-- START DATASET EXCERPT --
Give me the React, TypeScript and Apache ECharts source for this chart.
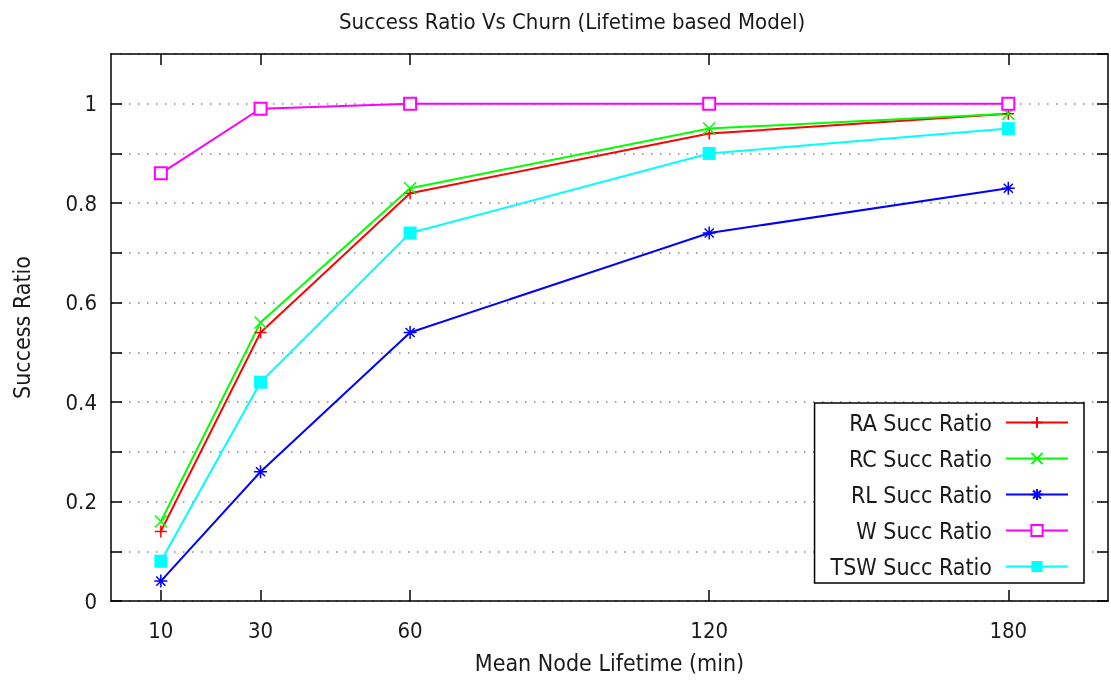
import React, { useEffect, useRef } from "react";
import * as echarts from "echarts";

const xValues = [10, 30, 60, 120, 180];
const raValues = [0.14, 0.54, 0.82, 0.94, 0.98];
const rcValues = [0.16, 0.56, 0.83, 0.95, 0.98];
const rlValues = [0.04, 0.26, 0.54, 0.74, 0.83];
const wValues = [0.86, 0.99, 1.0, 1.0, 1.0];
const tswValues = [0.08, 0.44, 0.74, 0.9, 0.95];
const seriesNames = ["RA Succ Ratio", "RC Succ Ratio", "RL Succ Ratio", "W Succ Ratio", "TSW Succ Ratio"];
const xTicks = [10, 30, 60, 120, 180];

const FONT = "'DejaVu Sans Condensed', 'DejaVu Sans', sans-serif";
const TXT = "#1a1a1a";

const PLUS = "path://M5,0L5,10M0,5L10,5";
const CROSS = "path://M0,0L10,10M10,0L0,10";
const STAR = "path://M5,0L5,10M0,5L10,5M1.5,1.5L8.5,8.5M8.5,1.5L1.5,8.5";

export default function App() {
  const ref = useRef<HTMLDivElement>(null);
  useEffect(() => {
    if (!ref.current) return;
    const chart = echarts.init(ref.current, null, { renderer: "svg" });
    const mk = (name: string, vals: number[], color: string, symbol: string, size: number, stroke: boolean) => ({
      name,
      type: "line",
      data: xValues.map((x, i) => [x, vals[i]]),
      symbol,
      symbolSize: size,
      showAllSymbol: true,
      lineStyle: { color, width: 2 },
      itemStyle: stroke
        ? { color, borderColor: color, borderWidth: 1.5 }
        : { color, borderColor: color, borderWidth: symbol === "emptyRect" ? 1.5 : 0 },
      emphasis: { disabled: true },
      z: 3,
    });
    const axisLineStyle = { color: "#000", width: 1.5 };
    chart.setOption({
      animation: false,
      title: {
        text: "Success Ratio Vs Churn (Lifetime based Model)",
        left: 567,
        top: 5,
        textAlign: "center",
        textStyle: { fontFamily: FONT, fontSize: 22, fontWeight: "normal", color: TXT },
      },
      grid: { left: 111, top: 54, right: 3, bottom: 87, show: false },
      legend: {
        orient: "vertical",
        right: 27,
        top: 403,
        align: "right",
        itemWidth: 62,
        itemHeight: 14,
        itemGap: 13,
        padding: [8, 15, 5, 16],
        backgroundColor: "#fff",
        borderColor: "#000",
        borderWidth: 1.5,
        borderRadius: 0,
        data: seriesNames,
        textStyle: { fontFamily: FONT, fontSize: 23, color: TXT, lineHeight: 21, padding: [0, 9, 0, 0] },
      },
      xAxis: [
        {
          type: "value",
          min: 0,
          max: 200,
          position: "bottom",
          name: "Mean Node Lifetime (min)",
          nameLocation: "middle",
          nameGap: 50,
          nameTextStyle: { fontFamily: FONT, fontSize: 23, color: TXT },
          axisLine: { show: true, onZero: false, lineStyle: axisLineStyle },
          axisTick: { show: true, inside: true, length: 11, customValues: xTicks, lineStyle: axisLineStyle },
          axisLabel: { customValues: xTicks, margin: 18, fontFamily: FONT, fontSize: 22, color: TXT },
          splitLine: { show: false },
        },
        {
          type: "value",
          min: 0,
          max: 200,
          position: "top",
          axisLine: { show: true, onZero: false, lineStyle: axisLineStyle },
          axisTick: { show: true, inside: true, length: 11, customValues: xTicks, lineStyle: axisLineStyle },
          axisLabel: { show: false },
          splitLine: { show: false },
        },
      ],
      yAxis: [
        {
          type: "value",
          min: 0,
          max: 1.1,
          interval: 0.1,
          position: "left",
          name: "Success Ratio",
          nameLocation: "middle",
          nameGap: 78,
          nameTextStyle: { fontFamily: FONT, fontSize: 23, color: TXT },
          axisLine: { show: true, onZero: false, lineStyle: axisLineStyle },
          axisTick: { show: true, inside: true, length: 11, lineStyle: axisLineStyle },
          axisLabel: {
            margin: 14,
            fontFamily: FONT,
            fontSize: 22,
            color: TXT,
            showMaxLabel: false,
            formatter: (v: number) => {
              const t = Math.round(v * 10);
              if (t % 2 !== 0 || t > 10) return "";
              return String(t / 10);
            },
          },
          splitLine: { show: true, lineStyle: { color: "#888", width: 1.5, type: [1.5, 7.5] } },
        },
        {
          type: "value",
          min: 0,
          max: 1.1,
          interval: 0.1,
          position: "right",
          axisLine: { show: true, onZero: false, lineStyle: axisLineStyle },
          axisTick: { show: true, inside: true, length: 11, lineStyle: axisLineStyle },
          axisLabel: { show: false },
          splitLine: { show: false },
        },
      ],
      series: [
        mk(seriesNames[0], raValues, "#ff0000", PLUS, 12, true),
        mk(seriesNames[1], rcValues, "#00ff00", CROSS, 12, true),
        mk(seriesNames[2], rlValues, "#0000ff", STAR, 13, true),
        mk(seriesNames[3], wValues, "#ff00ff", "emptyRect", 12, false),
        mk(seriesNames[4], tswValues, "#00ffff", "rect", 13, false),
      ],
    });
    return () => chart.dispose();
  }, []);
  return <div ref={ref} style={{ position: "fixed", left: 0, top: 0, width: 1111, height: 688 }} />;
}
-- END DATASET EXCERPT --
GIVEN TASK
Omitting all pictures, restate exactly the lines of the material from its start through the line that contains "const xTicks = [10, 30, 60, 120, 180];".

EXERCISE OUTPUT
Give me the React, TypeScript and Apache ECharts source for this chart.
import React, { useEffect, useRef } from "react";
import * as echarts from "echarts";

const xValues = [10, 30, 60, 120, 180];
const raValues = [0.14, 0.54, 0.82, 0.94, 0.98];
const rcValues = [0.16, 0.56, 0.83, 0.95, 0.98];
const rlValues = [0.04, 0.26, 0.54, 0.74, 0.83];
const wValues = [0.86, 0.99, 1.0, 1.0, 1.0];
const tswValues = [0.08, 0.44, 0.74, 0.9, 0.95];
const seriesNames = ["RA Succ Ratio", "RC Succ Ratio", "RL Succ Ratio", "W Succ Ratio", "TSW Succ Ratio"];
const xTicks = [10, 30, 60, 120, 180];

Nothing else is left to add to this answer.